At halftime, Boeheim told his players to get the ball to Christmas in the post, where he was able to score and facilitate the offense.

SU tied the game at 52 when Tyler Roberson buried a shot from just inside the right wing. Cooney got the assist on the play for handing the ball off to the sophomore forward, but the Ravens’ defense had been torn open by a pair of 20-foot passes between the Orange’s shooter and its big man. Christmas also found Ron Patterson for two 3s on a pair of skip passes.

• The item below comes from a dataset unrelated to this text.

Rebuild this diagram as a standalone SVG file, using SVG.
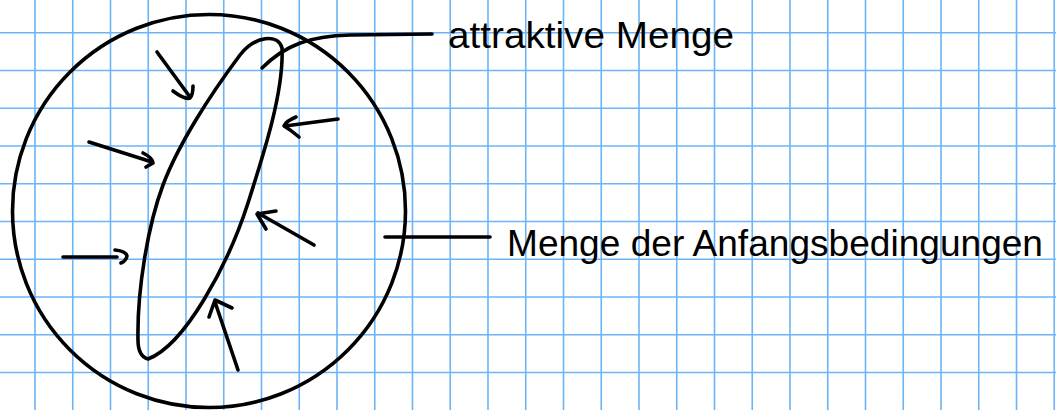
<svg xmlns="http://www.w3.org/2000/svg" width="1056" height="410" viewBox="0 0 1056 410">
<style>
.grid{stroke:#6cb4f7;stroke-width:1.6;fill:none}
.ink{stroke:#000;stroke-width:3.6;fill:none;stroke-linecap:round;stroke-linejoin:round}
.lbl{font-family:"Liberation Sans",Arial,sans-serif;fill:#000}
</style>
<rect width="1056" height="410" fill="#fff"/>
<g id="grid">
<path class="grid" d="M-2.75 0V410M35 0V410M72.75 0V410M110.5 0V410M148.25 0V410M186 0V410M223.75 0V410M261.5 0V410M299.25 0V410M337 0V410M374.75 0V410M412.5 0V410M450.25 0V410M488 0V410M525.75 0V410M563.5 0V410M601.25 0V410M639 0V410M676.75 0V410M714.5 0V410M752.25 0V410M790 0V410M827.75 0V410M865.5 0V410M903.25 0V410M941 0V410M978.75 0V410M1016.5 0V410M1054.25 0V410M0 32.7H1056M0 70.45H1056M0 108.2H1056M0 145.95H1056M0 183.7H1056M0 221.45H1056M0 259.2H1056M0 296.95H1056M0 334.7H1056M0 372.45H1056"/>
</g>
<g id="anfangsmenge">
<circle class="ink" cx="209" cy="211" r="196.5"/>
</g>
<g id="attraktive-menge">
<path class="ink" d="M148,359 C141,357 138,350 138,340 C137,290 148,225 163,185 C178,145 210,95 240,55 C255,36 278,33 282,48 C284,90 265,150 248,203 C228,265 185,345 148,359 Z"/>
</g>
<g id="arrows">
<path class="ink" d="M157,52 L190,97 M173,91 Q185,100 190,98 Q193,95 193,86"/>
<path class="ink" d="M89,142 L152,162 M143,153 Q153,158 153,163 L146,167"/>
<path class="ink" d="M63,257 L117,257 M115,250 Q126,251 127,256 Q126,261 121,263"/>
<path class="ink" d="M338,119 L285,126 M296,117 Q286,121 284,126 Q291,130 299,137"/>
<path class="ink" d="M314,245 L258,213 M276,211 L257,214 L266,229"/>
<path class="ink" d="M238,370 L215,302 M209,317 L215,300 L232,308"/>
</g>
<g id="connectors">
<path class="ink" d="M262,68 C285,45 310,36 350,35 L432,34"/>
<path class="ink" d="M385,237 L490,237"/>
</g>
<g id="label-attraktive">
<text class="lbl" x="448" y="48" font-size="36" textLength="286" lengthAdjust="spacingAndGlyphs">attraktive Menge</text>
</g>
<g id="label-anfang">
<text class="lbl" x="507" y="256" font-size="37" textLength="536" lengthAdjust="spacingAndGlyphs">Menge der Anfangsbedingungen</text>
</g>
</svg>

Cooney shot 0-for-6 in the game. Syracuse’s young guards could crash the boards and box out as best they could, but they couldn’t control the contest. Christmas took more drives to the hoop than Cooney and insisted on having the ball like no other player on the court.

Without Christmas, SU was just playing out an exhibition. Christmas and the fast-break play gave the team a sense of comfort, Gbinije said. And with him, the Orange returned to running and winning.

“Yeah, he was playing,” said Boeheim when asked what the biggest difference was for Christmas from the first half to the second. “He wasn’t sitting. It’s hard to score — I’ve never seen anybody score from sitting over there.”